In that spirit of accentuating the positive, here are some tips for a more successful retirement rather than mistakes to avoid:
Tasks you wish to accomplish, places you want to go, people you wish to help — goals are a list of things you plan to do. There can be short-term and long-term goals, larger goals as well smaller ones. The chances of reaching your goals are much greater when they are written down and have a timeframe attached to them, as well as the expected financial cost and where the funds will come from. For instance, I will complete Spanish 1 at the community college by next June with a grade of B or better. And the fees of $250 will come from the interest on my CD.
Make Timely Decisions (Don’t Procrastinate)
Some retirees are afraid of making wrong decisions, and based on that fear, do not make decisions at all. A common comment is, “I’ll think about it.” If you have accurate information and understand the circumstances, you have all the knowledge necessary to make an informed decision. Getting accurate information can be difficult, particularly so in a sales situation. Do not be afraid to get a second opinion from someone who is not trying to sell you something. Ask family members or a trusted advisor, such as your tax preparer, attorney or financial planner, depending on the decision at hand.

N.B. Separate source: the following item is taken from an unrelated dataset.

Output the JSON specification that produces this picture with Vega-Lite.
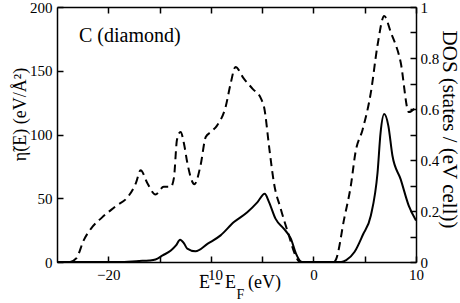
{
  "$schema": "https://vega.github.io/schema/vega-lite/v6.json",
  "autosize": "none",
  "width": 359,
  "height": 255,
  "padding": {"left": 57, "top": 7, "right": 44, "bottom": 41},
  "background": "white",
  "config": {
    "font": "Liberation Serif",
    "view": {"stroke": null},
    "text": {"font": "Liberation Serif"},
    "axis": {
      "grid": false,
      "ticks": true,
      "zindex": 1,
      "domainColor": "black",
      "domainWidth": 1.5,
      "tickColor": "black",
      "tickOpacity": 1,
      "tickWidth": 1.5,
      "labelColor": "black",
      "labelFont": "Liberation Serif",
      "labelFontSize": 15,
      "titleFont": "Liberation Serif",
      "titleFontWeight": "normal",
      "titleColor": "black",
      "labelFlush": false,
      "labelOverlap": false
    }
  },
  "datasets": {
    "eta": [
      {"E": -25, "eta": 0},
      {"E": -19, "eta": 0},
      {"E": -17, "eta": 0.8},
      {"E": -16, "eta": 1.2},
      {"E": -15.4, "eta": 2},
      {"E": -14.7, "eta": 5.2},
      {"E": -13.9, "eta": 9},
      {"E": -13.4, "eta": 13},
      {"E": -13.0, "eta": 17.5},
      {"E": -12.6, "eta": 14.4},
      {"E": -12.3, "eta": 10.5},
      {"E": -11.5, "eta": 8.4},
      {"E": -10.3, "eta": 14.4},
      {"E": -9.05, "eta": 20.9},
      {"E": -7.75, "eta": 31.3},
      {"E": -6.45, "eta": 39},
      {"E": -5.45, "eta": 47},
      {"E": -4.75, "eta": 53.5},
      {"E": -4.33, "eta": 47},
      {"E": -3.7, "eta": 34},
      {"E": -2.87, "eta": 26},
      {"E": -2.2, "eta": 18.3},
      {"E": -1.7, "eta": 6.5},
      {"E": -1.25, "eta": 0.5},
      {"E": -1.0, "eta": 0},
      {"E": 2.7, "eta": 0},
      {"E": 3.2, "eta": 1.5},
      {"E": 4.0, "eta": 7.8},
      {"E": 4.8, "eta": 21},
      {"E": 5.6, "eta": 36.5},
      {"E": 6.25, "eta": 70},
      {"E": 6.55, "eta": 101.7},
      {"E": 6.9, "eta": 116},
      {"E": 7.3, "eta": 107},
      {"E": 7.7, "eta": 83.5},
      {"E": 8.5, "eta": 65},
      {"E": 9.3, "eta": 44},
      {"E": 10, "eta": 32.6}
    ],
    "dos": [
      {"E": -23.7, "dos": 0},
      {"E": -23.1, "dos": 0.015},
      {"E": -22.4, "dos": 0.085},
      {"E": -21.7, "dos": 0.13},
      {"E": -20.6, "dos": 0.175},
      {"E": -19.3, "dos": 0.218},
      {"E": -18.0, "dos": 0.26},
      {"E": -17.3, "dos": 0.31},
      {"E": -16.85, "dos": 0.36},
      {"E": -16.2, "dos": 0.31},
      {"E": -15.4, "dos": 0.265},
      {"E": -14.6, "dos": 0.295},
      {"E": -13.9, "dos": 0.295},
      {"E": -13.6, "dos": 0.33},
      {"E": -13.3, "dos": 0.48},
      {"E": -12.95, "dos": 0.51},
      {"E": -12.6, "dos": 0.46},
      {"E": -12.3, "dos": 0.39},
      {"E": -11.6, "dos": 0.305},
      {"E": -11.0, "dos": 0.38},
      {"E": -10.5, "dos": 0.49},
      {"E": -10.0, "dos": 0.51},
      {"E": -9.4, "dos": 0.535},
      {"E": -8.55, "dos": 0.61},
      {"E": -8.07, "dos": 0.7},
      {"E": -7.6, "dos": 0.765},
      {"E": -6.8, "dos": 0.72},
      {"E": -5.95, "dos": 0.68},
      {"E": -5.1, "dos": 0.64},
      {"E": -4.8, "dos": 0.605},
      {"E": -4.3, "dos": 0.445},
      {"E": -3.85, "dos": 0.31},
      {"E": -3.2, "dos": 0.21},
      {"E": -2.4, "dos": 0.105},
      {"E": -1.8, "dos": 0.03},
      {"E": -1.3, "dos": 0},
      {"E": 2.0, "dos": 0},
      {"E": 2.2, "dos": 0.01},
      {"E": 3.0, "dos": 0.17},
      {"E": 3.65, "dos": 0.3},
      {"E": 4.1, "dos": 0.43},
      {"E": 4.8, "dos": 0.52},
      {"E": 5.6, "dos": 0.665},
      {"E": 6.25, "dos": 0.85},
      {"E": 6.9, "dos": 0.965},
      {"E": 7.55, "dos": 0.9},
      {"E": 8.5, "dos": 0.784},
      {"E": 9.3, "dos": 0.588},
      {"E": 10, "dos": 0.608}
    ]
  },
  "layer": [
    {
      "layer": [
        {
          "data": {"name": "eta"},
          "mark": {"type": "line", "color": "black", "strokeWidth": 2, "interpolate": "monotone"},
          "encoding": {
            "x": {
              "field": "E", "type": "quantitative",
              "scale": {"domain": [-25, 10], "nice": false, "zero": false},
              "axis": {
                "orient": "bottom",
                "title": null,
                "values": [-20, -15, -10, -5, 0, 5, 10],
                "labelExpr": "datum.value % 10 === 0 ? datum.label : ''",
                "tickSize": -6,
                "labelPadding": 11
              }
            },
            "y": {
              "field": "eta", "type": "quantitative",
              "scale": {"domain": [0, 200], "nice": false},
              "axis": {
                "orient": "left",
                "title": "η̃(E) (eV/Å²)",
                "titleFontSize": 18,
                "titleAngle": -90,
                "titleBaseline": "alphabetic",
                "titleAlign": "center",
                "titleX": -32,
                "titleY": 107,
                "values": [0, 25, 50, 75, 100, 125, 150, 175, 200],
                "labelExpr": "datum.value % 50 === 0 ? datum.label : ''",
                "tickSize": -6,
                "labelPadding": 11
              }
            }
          }
        },
        {
          "data": {"values": [{"label": "C (diamond)"}]},
          "mark": {"type": "text", "fontSize": 20, "align": "left", "baseline": "alphabetic", "color": "black"},
          "encoding": {
            "x": {"datum": -22.86, "type": "quantitative"},
            "y": {"datum": 172.3, "type": "quantitative"},
            "text": {"field": "label"}
          }
        },
        {
          "data": {"values": [{"label": "E - E"}]},
          "mark": {"type": "text", "fontSize": 18, "align": "right", "baseline": "alphabetic", "color": "black"},
          "encoding": {
            "x": {"datum": -7.55, "type": "quantitative"},
            "y": {"datum": -20.3, "type": "quantitative"},
            "text": {"field": "label"}
          }
        },
        {
          "data": {"values": [{"label": "F"}]},
          "mark": {"type": "text", "fontSize": 14, "align": "left", "baseline": "alphabetic", "color": "black"},
          "encoding": {
            "x": {"datum": -7.5, "type": "quantitative"},
            "y": {"datum": -28.7, "type": "quantitative"},
            "text": {"field": "label"}
          }
        },
        {
          "data": {"values": [{"label": "(eV)"}]},
          "mark": {"type": "text", "fontSize": 18, "align": "left", "baseline": "alphabetic", "color": "black"},
          "encoding": {
            "x": {"datum": -6.38, "type": "quantitative"},
            "y": {"datum": -20.3, "type": "quantitative"},
            "text": {"field": "label"}
          }
        }
      ]
    },
    {
      "data": {"name": "dos"},
      "mark": {"type": "line", "color": "black", "strokeWidth": 2, "strokeDash": [8, 5], "interpolate": "monotone"},
      "encoding": {
        "x": {
          "field": "E", "type": "quantitative",
          "scale": {"domain": [-25, 10], "nice": false, "zero": false},
          "axis": {
            "orient": "top",
            "title": null,
            "labels": false,
            "values": [-20, -15, -10, -5, 0, 5, 10],
            "tickSize": -6
          }
        },
        "y": {
          "field": "dos", "type": "quantitative",
          "scale": {"domain": [0, 1], "nice": false},
          "axis": {
            "orient": "right",
            "title": "DOS (states / (eV cell))",
            "titleFontSize": 21,
            "titleAngle": 90,
            "titleBaseline": "alphabetic",
            "titleAlign": "center",
            "titleX": 26,
            "titleY": 122,
            "values": [0, 0.1, 0.2, 0.3, 0.4, 0.5, 0.6, 0.7, 0.8, 0.9, 1],
            "format": ".1~f",
            "labelExpr": "round(datum.value * 10) % 2 === 0 ? datum.label : ''",
            "tickSize": -6,
            "labelPadding": 10
          }
        }
      }
    }
  ],
  "resolve": {"scale": {"y": "independent"}, "axis": {"x": "independent"}}
}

Do Not Put All Your Eggs in One Basket
Your investments should be diversified. Having all your assets in CDs may not yield enough return to meet your needs. Having all your investments in stock (or mutual funds invested in stock) is much too risky. The correct asset allocation for you and your situation should be based on your risk tolerance (a mental state), your risk capacity (a financial state) and your goals, including your timeframe. Determining the correct allocation is sometimes best accomplished with professional help.
Good Debt/Bad Debt
Not all debt is created equal. Some interest, such as a home mortgage, is tax-deductible and would be much more preferred than the interest on an auto loan. Credit card debt is the worst type due to its non-deductibility and very high interest rates. It should be avoided like the plague.
Mitigate Your Risks
In dealing with risk, your options are to avoid the risk, transfer the risk to an insurance company or retain the risk and pay the price should the dread event occur. These three options exist for all risks including; health, auto, home, disability and long-term care. Unfortunately some people have too much insurance while others do not have enough and most are paying more premium than they should for the insurance they have. Everyone is different and your risk mitigation program should reflect your unique situation.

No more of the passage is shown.